[Haskell-cafe] about Haskell code written to be "too smart"

Thomas Hartman tphyahoo at gmail.com
Wed Mar 25 19:28:35 EDT 2009

> Beginner list processing code can and often does go awry when presented with infinite lists.

I didn't mean code that a beginner would write, I mean code that would
be easy to understand for a beginner to read -- that is, explicit
pattern matching, explicit recursion, no gratuitous use of state

I don't think I necessarily would have written my favored version when
learning haskell, probably something a lot uglier.

What I like about the pattern matching is the totality -- you see all
the possible inputs, and you see what happens.

With the state version, there's a lot of behind-the-scenes magic, and
as we've seen, things can go wrong.

Also, the issue isn't infinite lists, but lists that are longer than
the sum of the partitions provided.

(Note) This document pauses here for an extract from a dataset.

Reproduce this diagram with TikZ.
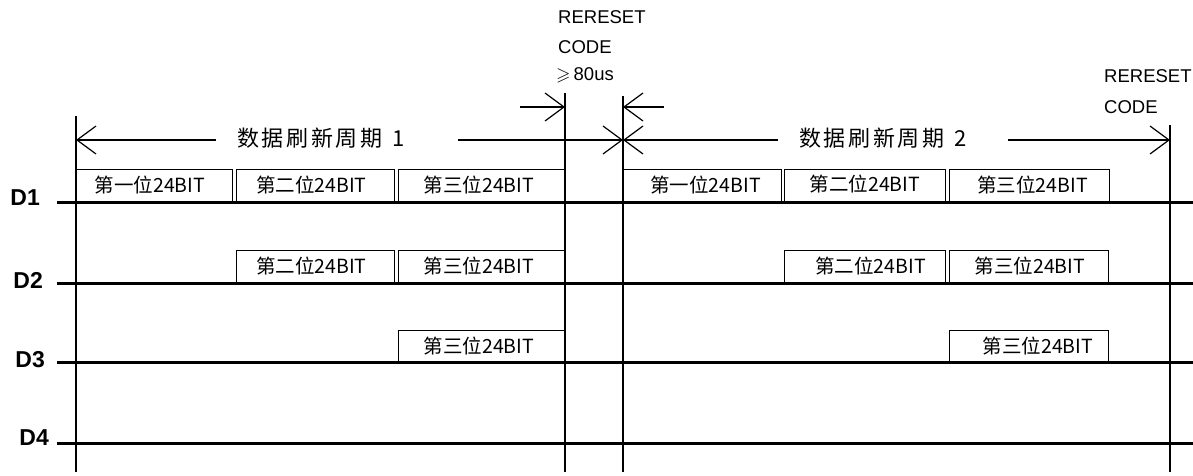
\documentclass[tikz,border=0pt]{standalone}
\usepackage{amssymb}
\usepackage{fontspec}
\setmainfont{Liberation Sans}
\newfontfamily\cjk{Noto Sans CJK SC}
\newfontfamily\cjkwide{Noto Sans CJK SC}[LetterSpace=12]
\usetikzlibrary{arrows.meta}
\tikzset{
  sigline/.style={line width=3pt},
  vline/.style={line width=1.4pt},
  bitbox/.style={draw, line width=1pt, minimum height=32pt, inner sep=0pt, anchor=south west,
    font=\cjk\fontsize{19.5}{21}\selectfont},
  dimline/.style={line width=1.2pt, -{Straight Barb[length=19pt,width=28pt]}},
  toplbl/.style={font=\fontsize{18.5}{20}\selectfont, anchor=west, inner sep=0pt},
  dlab/.style={font=\bfseries\fontsize{23}{25}\selectfont, anchor=east, inner sep=0pt},
  ttl/.style={font=\cjkwide\fontsize{22}{24}\selectfont, anchor=west, inner sep=0pt}
}
\begin{document}
\begin{tikzpicture}[x=1pt,y=-1pt]
\fill[white] (0,0) rectangle (1193,476);
\useasboundingbox (0,0) rectangle (1193,476);

% vertical lines
\coordinate (v1t) at (76,116);  \coordinate (v1b) at (76,472);
\coordinate (v2t) at (565,93);  \coordinate (v2b) at (565,472);
\coordinate (v3t) at (623,96);  \coordinate (v3b) at (623,472);
\coordinate (v4t) at (1170,125); \coordinate (v4b) at (1170,472);
\draw[vline] (v1t) -- (v1b);
\draw[vline] (v2t) -- (v2b);
\draw[vline] (v3t) -- (v3b);
\draw[vline] (v4t) -- (v4b);

% signal lines
\coordinate (d1s) at (57,202);  \coordinate (d1e) at (1193,202);
\coordinate (d2s) at (57,283);  \coordinate (d2e) at (1193,283);
\coordinate (d3s) at (57,362);  \coordinate (d3e) at (1193,362);
\coordinate (d4s) at (57,443);  \coordinate (d4e) at (1193,443);
\draw[sigline] (d1s) -- (d1e);
\draw[sigline] (d2s) -- (d2e);
\draw[sigline] (d3s) -- (d3e);
\draw[sigline] (d4s) -- (d4e);

\node[dlab] (D1) at (40,198) {D1};
\node[dlab] (D2) at (43,280) {D2};
\node[dlab] (D3) at (45,360) {D3};
\node[dlab] (D4) at (49,438) {D4};

% bit boxes, period 1
\node[bitbox, minimum width=156pt] (b11) at (76,202) {第一位24BIT\hspace*{9pt}};
\node[bitbox, minimum width=158pt] (b12) at (236,202) {第二位24BIT\hspace*{8pt}};
\node[bitbox, minimum width=167pt] (b13) at (398,202) {第三位24BIT\hspace*{6pt}};
\node[bitbox, minimum width=158pt] (b22) at (236,283) {第二位24BIT\hspace*{8pt}};
\node[bitbox, minimum width=167pt] (b23) at (398,283) {第三位24BIT\hspace*{6pt}};
\node[bitbox, minimum width=167pt, minimum height=31pt] (b33) at (398,362) {第三位24BIT\hspace*{6pt}};

% bit boxes, period 2
\node[bitbox, minimum width=158pt] (c11) at (623,202) {\hspace*{6pt}第一位24BIT};
\node[bitbox, minimum width=161pt] (c12) at (784,202) {\raisebox{5pt}{第二位24BIT}};
\node[bitbox, minimum width=160pt] (c13) at (949,202) {\hspace*{6pt}第三位24BIT};
\node[bitbox, minimum width=161pt] (c22) at (784,283) {\hspace*{11pt}第二位24BIT};
\node[bitbox, minimum width=159pt] (c23) at (949,283) {\hspace*{2pt}第三位24BIT};
\node[bitbox, minimum width=159pt, minimum height=31pt] (c33) at (949,362) {\hspace*{18pt}第三位24BIT};

% period arrows
\node[ttl] (t1) at (237,138) {数据刷新周期\hspace{10pt}1};
\node[ttl] (t2) at (799,138) {数据刷新周期\hspace{10pt}2};
\coordinate (a1L) at (76,140);  \coordinate (g1a) at (216,140);
\coordinate (g1b) at (458,140); \coordinate (a1R) at (623,140);
\coordinate (a2L) at (623,140); \coordinate (g2a) at (778,140);
\coordinate (g2b) at (1008,140); \coordinate (a2R) at (1170,140);
\draw[dimline] (g1a) -- (a1L);
\draw[dimline] (g1b) -- (a1R);
\draw[dimline] (g2a) -- (a2L);
\draw[dimline] (g2b) -- (a2R);

% reset code arrows
\coordinate (r1s) at (520,107); \coordinate (r1e) at (565,107);
\coordinate (r2s) at (664,107); \coordinate (r2e) at (623,107);
\draw[dimline] (r1s) -- (r1e);
\draw[dimline] (r2s) -- (r2e);

% labels
\node[toplbl] (rs1) at (558,17) {RERESET};
\node[toplbl] (cd1) at (558,47) {CODE};
\node[toplbl] (tm1) at (556,75) {$\geqslant$\,80us};
\node[toplbl] (rs2) at (1104,76) {RERESET};
\node[toplbl] (cd2) at (1104,107) {CODE};
\end{tikzpicture}
\end{document}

The state monad partition version
goes equally as badly awry if the test is restructured as

testP pf = mapM_ putStrLn  [
          show . pf ( take 1000 [3,7..] ) $ [1..10]
          , show . pf [3,7,11,15] $ ( take (10^6) [1..])
          , show . head . last $ pf (take 1000 $ [3,3..]) [1..10^6]

(no infinite lists, just long lists)

2009/3/25 Dan Piponi <dpiponi at gmail.com>:
> On Wed, Mar 25, 2009 at 12:44 PM, Thomas Hartman <tphyahoo at gmail.com> wrote:
>>> Are you saying there's a problem with this implementation? It's the
>> Yes, there is actually a problem with this implementation.
>> However, there is something to be said for code that just looks like a
>> duck and quacks like a duck. It's less likely to surprise you.
> Well the problem here isn't that the code does something surprising.
> It's author was making assumptions about the type of input that it's
> going to get. I think that's an orthogonal issue.
>> So... I insist... Easy for a beginner to read == better!
> Not at all. Beginner list processing code can and often does go awry
> when presented with infinite lists.
> The moral here has nothing to do with readability by beginners. It's:
> if the function you're defining could be extended naturally to
> infinite lists, and it would be useful to do so, then make it do so.